Filed under: Uncategorized — crackpottery @ 10:55 pm

It has been absolutely ages since I’ve posted anything here. Sometimes I’ve felt the urge, but for one reason or another, didn’t take the time or otherwise bother. I’ve been relatively active on facebook, but it isn’t the same. I can’t really speak my mind there (if I were to want to do so) – too many family members as friends, as well as others I wouldn’t necessarily want to share my “innermost thoughts” with.

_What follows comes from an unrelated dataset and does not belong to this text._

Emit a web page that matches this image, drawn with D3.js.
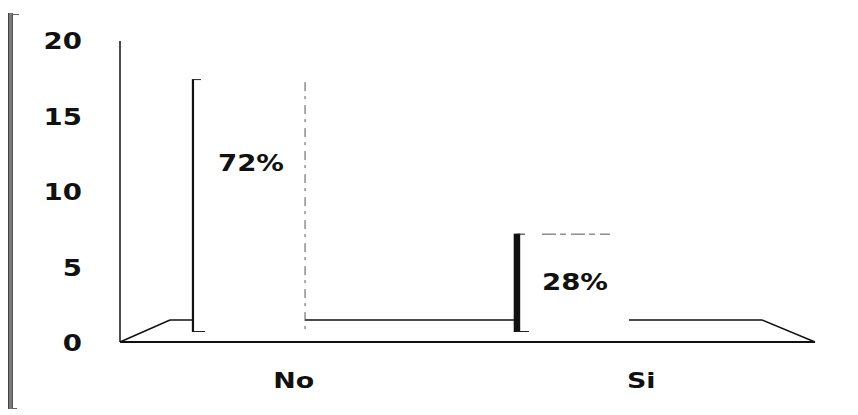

Oh, of course I’m aware that *here* isn’t exactly the best, either – nothing on the internet is private. And it doesn’t necessarily have to be. This place is just more private than there, and I’ve been thinking that perhaps I should take more advantage of it. I haven’t written much of anything since… well, I can’t really remember since when. Maybe if I can get myself back into the habit of visiting here, I’ll be able to get myself back into the habit of writing on a regular basis. I know I’ll never create a masterpiece of any kind… but those times I’ve truly allowed myself to immerse myself in writing have been so enjoyable… Thing is, I don’t know how to let myself do that anymore. I’ve always had lots of excuses as to why I can’t, enough that I’ve paralyzed myself. I’ve had ideas, wanted to write – but can’t make myself focus on it long enough to get anything out. As soon as that happens, I switch to something else – usually something trite, like wasting time playing facebook applications. That isn’t going to get me anywhere at all! So. My friend told me (well, confirmed for me) that the writing is the thing. Doesn’t matter if it is derivative, doesn’t matter if it is good, doesn’t even matter what it is about, as long as I’m doing it. He offered himself up as a willing… target? I’m getting tired and I’m not quite sure which word I’m looking for there, but either way, I figure I’ll spare him – for now.

On that note, I need to go. Hopefully, I’ll make myself come back soon.